### Exercise task
Identify the lines that include the word "chart", then copy all of them.

### Data records
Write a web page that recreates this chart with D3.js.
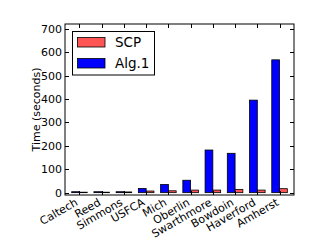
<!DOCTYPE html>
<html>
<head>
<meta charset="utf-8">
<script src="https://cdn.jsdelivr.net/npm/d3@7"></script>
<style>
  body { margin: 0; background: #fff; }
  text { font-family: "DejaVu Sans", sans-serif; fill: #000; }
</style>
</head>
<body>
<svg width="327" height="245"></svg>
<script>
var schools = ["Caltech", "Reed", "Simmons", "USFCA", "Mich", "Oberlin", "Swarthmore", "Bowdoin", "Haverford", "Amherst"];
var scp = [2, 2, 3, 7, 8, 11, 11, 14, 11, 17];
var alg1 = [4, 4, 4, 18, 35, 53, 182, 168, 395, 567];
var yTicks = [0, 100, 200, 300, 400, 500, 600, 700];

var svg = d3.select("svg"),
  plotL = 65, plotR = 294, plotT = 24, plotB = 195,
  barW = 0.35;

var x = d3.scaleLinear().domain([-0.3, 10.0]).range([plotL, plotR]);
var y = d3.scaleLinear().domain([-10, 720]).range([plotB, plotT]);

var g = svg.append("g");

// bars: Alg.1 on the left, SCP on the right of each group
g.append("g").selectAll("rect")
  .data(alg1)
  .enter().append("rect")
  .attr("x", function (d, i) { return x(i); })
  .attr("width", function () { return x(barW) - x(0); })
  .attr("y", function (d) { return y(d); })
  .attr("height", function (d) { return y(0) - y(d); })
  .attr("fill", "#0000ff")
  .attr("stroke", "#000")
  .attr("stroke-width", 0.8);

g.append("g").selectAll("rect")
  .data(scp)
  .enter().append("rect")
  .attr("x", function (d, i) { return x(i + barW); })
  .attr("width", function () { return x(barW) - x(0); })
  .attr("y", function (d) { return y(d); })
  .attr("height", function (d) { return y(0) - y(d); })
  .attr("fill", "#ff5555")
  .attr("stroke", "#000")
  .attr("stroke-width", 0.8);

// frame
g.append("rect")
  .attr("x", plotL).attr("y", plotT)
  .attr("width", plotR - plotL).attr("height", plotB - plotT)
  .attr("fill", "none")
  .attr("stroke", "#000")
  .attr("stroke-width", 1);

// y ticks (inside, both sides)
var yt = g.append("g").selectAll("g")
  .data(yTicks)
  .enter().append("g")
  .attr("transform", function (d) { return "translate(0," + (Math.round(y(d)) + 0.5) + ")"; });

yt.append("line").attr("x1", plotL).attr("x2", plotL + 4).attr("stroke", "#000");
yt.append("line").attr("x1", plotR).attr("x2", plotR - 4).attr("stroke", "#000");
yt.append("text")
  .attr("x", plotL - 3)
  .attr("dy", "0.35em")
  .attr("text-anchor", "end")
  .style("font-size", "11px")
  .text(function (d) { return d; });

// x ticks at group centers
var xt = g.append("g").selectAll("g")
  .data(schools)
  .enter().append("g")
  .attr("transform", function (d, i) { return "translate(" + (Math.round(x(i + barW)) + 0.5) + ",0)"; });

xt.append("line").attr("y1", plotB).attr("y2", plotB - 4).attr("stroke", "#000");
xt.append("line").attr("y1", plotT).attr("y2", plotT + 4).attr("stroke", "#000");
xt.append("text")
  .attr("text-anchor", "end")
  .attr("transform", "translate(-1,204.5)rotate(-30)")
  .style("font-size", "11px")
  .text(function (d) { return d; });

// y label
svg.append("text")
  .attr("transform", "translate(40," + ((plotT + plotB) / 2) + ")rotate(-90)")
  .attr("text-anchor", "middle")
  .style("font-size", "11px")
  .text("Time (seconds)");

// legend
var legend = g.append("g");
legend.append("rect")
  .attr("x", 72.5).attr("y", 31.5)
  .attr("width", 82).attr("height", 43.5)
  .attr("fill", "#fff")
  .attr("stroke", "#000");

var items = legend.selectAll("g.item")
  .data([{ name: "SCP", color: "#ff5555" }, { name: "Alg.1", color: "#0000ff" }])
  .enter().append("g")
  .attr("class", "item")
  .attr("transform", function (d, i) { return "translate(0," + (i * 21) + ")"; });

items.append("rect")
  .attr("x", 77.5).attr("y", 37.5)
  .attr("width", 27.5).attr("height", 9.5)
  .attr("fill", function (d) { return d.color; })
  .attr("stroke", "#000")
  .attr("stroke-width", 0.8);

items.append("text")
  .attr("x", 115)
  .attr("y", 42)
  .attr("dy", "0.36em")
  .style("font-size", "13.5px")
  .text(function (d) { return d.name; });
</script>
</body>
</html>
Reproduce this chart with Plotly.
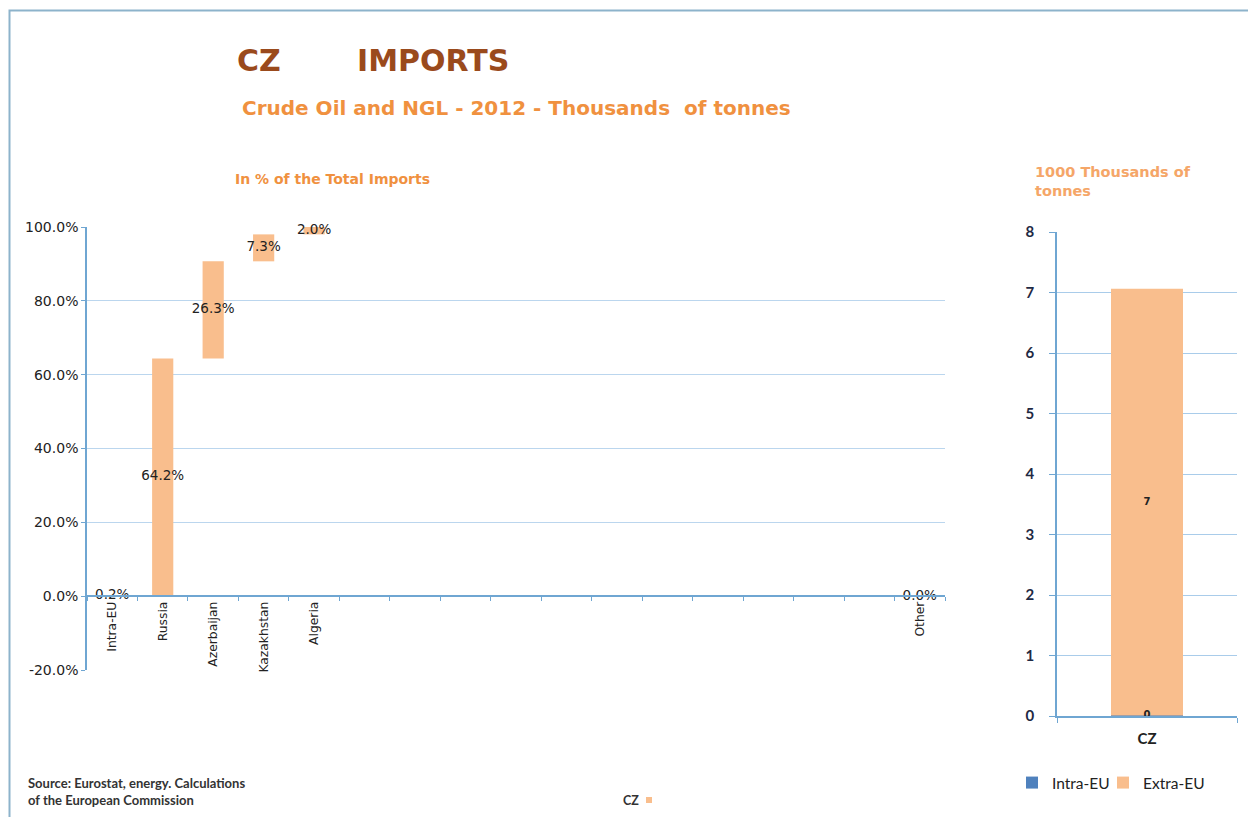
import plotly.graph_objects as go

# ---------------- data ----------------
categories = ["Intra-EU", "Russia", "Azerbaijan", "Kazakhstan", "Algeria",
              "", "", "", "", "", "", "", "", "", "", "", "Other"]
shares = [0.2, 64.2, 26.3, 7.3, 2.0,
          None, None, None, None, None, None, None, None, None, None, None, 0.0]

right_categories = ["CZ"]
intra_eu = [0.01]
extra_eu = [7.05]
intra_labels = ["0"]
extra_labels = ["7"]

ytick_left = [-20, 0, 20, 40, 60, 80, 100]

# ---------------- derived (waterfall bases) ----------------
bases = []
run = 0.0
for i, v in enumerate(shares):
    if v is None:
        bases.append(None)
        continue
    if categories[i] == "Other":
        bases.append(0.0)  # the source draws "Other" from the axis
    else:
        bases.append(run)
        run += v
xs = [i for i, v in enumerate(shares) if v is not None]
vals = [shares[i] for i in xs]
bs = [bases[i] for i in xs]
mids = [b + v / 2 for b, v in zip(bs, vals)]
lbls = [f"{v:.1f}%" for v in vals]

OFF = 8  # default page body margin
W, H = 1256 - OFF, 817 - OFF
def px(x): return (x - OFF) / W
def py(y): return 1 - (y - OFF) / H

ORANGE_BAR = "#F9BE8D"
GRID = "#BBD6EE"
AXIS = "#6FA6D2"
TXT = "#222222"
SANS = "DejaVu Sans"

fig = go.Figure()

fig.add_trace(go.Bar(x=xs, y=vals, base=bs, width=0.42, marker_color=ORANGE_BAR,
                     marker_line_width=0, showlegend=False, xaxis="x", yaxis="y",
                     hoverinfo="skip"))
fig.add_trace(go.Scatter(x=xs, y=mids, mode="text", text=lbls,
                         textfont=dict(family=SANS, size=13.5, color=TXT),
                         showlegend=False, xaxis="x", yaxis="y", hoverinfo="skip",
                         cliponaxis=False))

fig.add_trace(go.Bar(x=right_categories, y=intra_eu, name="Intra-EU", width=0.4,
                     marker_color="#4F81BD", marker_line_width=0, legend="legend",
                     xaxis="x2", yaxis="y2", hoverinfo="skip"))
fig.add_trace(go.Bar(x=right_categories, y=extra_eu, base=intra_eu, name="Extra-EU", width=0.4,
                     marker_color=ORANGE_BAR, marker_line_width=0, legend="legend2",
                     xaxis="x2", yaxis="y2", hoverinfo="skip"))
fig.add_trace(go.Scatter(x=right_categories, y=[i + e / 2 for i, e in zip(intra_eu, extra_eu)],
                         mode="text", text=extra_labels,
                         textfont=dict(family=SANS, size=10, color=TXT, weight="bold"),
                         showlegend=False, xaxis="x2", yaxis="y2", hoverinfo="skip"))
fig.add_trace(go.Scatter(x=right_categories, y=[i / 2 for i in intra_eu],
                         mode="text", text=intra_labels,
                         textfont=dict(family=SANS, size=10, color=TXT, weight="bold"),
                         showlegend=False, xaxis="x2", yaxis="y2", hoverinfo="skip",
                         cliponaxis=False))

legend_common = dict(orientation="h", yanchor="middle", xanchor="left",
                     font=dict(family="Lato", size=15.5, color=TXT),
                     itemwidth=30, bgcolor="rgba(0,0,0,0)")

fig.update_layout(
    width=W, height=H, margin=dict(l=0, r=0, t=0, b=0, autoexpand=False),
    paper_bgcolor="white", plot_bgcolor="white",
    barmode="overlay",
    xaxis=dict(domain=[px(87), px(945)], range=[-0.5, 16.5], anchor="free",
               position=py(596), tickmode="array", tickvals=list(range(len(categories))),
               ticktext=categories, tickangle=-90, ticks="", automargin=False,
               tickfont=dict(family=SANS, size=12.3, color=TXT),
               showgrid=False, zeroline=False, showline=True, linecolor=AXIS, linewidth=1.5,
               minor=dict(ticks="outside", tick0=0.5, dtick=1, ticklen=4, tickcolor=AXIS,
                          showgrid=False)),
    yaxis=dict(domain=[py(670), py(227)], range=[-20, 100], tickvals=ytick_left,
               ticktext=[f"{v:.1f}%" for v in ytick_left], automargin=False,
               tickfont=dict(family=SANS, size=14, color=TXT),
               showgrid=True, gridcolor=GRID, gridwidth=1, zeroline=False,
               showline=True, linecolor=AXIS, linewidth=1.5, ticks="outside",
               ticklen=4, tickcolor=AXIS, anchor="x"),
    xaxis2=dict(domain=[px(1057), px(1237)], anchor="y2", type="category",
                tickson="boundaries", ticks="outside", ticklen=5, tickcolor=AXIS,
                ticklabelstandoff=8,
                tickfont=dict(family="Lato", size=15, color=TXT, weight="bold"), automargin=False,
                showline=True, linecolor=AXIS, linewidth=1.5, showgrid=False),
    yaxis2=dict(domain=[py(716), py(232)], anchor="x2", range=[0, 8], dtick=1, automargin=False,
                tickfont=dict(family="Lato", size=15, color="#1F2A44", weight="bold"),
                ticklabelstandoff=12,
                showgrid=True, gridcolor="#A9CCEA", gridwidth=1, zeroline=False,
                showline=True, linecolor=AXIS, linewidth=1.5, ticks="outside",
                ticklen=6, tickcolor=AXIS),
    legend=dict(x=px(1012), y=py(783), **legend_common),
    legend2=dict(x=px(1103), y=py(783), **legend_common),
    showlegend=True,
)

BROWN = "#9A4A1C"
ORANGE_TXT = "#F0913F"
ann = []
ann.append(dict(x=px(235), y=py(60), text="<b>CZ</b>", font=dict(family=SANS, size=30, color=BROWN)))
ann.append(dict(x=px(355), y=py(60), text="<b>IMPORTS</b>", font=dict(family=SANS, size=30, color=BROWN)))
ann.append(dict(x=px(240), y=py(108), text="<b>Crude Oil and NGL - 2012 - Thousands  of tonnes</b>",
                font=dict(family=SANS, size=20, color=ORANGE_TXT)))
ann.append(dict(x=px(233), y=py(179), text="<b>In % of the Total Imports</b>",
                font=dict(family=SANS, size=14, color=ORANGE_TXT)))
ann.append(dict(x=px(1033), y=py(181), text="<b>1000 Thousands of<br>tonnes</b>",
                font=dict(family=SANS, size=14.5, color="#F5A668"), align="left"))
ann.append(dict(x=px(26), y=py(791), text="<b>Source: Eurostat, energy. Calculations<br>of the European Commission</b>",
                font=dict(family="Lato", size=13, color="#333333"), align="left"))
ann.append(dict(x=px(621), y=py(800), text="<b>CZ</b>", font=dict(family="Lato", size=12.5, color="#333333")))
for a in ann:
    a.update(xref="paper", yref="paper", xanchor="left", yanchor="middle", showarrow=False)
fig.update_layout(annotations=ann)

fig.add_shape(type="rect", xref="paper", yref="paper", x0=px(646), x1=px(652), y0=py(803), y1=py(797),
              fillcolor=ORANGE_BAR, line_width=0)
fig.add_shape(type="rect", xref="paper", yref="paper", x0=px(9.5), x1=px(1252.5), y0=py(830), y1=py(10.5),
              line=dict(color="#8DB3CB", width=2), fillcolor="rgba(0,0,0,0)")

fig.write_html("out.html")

### Answer to the problem
Write a web page that recreates this chart with D3.js.
Reproduce this chart with Plotly.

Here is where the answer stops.